実はY氏自身は、家業を継ぐつもりは全くなく大学に進み、東京の大手企業に一度は就職した。しかし、実家方面から聞こえてくるのは、家業の厳しい実態である。百数十人の社員とその倍以上のパート・アルバイトスタッフの生活もかかっている。何より、一族存亡の危機をどうにかしたいとUターンして家業に就いたが、目の当たりにしたのは、もはや「手遅れ」な家業の病状だった。
1990年には全国に15000店以上あったパチンコ店は、2018年時点で約10000店と三分の一が閉店に追い込まれており、3000万人だった「パチンコファン」は、今では1000万人を割るほど。娯楽の多様化や規制など、要因は様々ではあるが、斜陽業界にとどめを刺したのは2018年2月の、いわゆる「出玉規制」だ。パチンコ玉が大当たりの穴に入って出てくる玉、いわゆる出玉に上限が設定され、客への「還元率」が減少したのである。この時、多くの業界関係者からは「この商売をやめろと言われているようなもの」と、先行きを悲観する声が相次いだが、Y氏の会社でも数店が閉店、数十人の社員をリストラせざるを得なかった。また時を同じくして、ネット上を中心に、パチンコ・スロットのビジネスモデルにおけるグレー部分を指摘する議論が盛り上がり、業界のイメージはさらに悪化。店からは目に見えて客が離れていった。
「パチンコ・スロット業界のビジネスモデルそのものがグレーだと言われても、戦後間も無くからずっとこの体制でやってきて、納税もやるし、社会貢献も身を粉にしてやってきた。ただ、そんな言い訳だけじゃ、もうどうにもならないレベルまできています。こういうビジネスは現代では通用しないし、依存症の人たちに私たち業者が依存して商売を続けている面もあるという実態を、無視して許される時代ではない」(Y氏)

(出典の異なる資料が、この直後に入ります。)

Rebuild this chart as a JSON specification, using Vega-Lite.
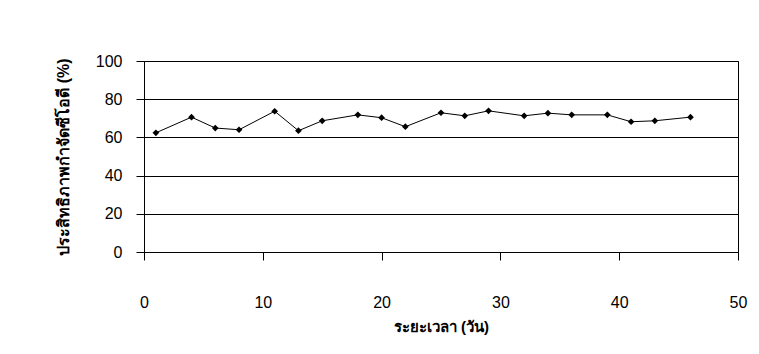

パチンコ業者もまったく対策をしてこなかったわけではない。全国のパチンコホール組合が集まって組織している全日本遊技事業協同組合連合会のHPをみれば、トップページに「パチンコ・パチスロ依存問題 特設ウェブサイト」へのリンクを目立つ位置に配置し、依存問題への啓発や、相談機関や医療機関へ繋げる努力を続けている。だからといって、パチンコをレジャーのひとつとして選択する人の減少は防げない。
ともあれ、遊技場経営以外のノウハウは一族にない。飲食店など、多角経営にも乗り出しているが、好景気とはいえない状況の中で、会社に残された資金がただただ流出するばかり。
「妻からも、子供がパチンコ屋の倅と言われるのは辛いと泣かれています。カジノの話もあるし、法改正によって、今店舗にある遊技台の多くを、何億という金をかけて入れ替えなければならない事態にも直面している。コロナが直接的な引き金となり、店をやめる決断をした同業者もいます。私も、遠くないうちに決断をしなければならない」(Y氏)
筆者自身、パチンコ・スロット店の存在を決して快く思わないし、あの手この手、様々な詭弁を弄して運営を続けていこうとする遊技場経営者を身勝手だとしか感じない。ただ、ほぼ100年近く、こうした事業者の存在も日本国民は受け入れてきた。それを拒否する風潮が強まっているのは、価値観が変化したからだと言えばそれまでだが、それだけだろうか。我が国に、世間に余裕がなくなった結果として事業が成り立たなくなっているように思える。不満のはけ口として標的にされ、人民裁判によって一方的に「余分なもの」と決めつけられ、糾弾され、排除される遊技場経営者。流行の移り変わりのひとつとして事業継続を諦める決断をするならまだしも、まるで社会の敵であるかのように追われるのはどこか歪んでいないか。もし彼らが姿を消したとしても、おそらく何かを攻撃したい人の気持ちは満足しない。その欲求を満たすために、次に狙われる人々が出ることも、想定しておかなければならない。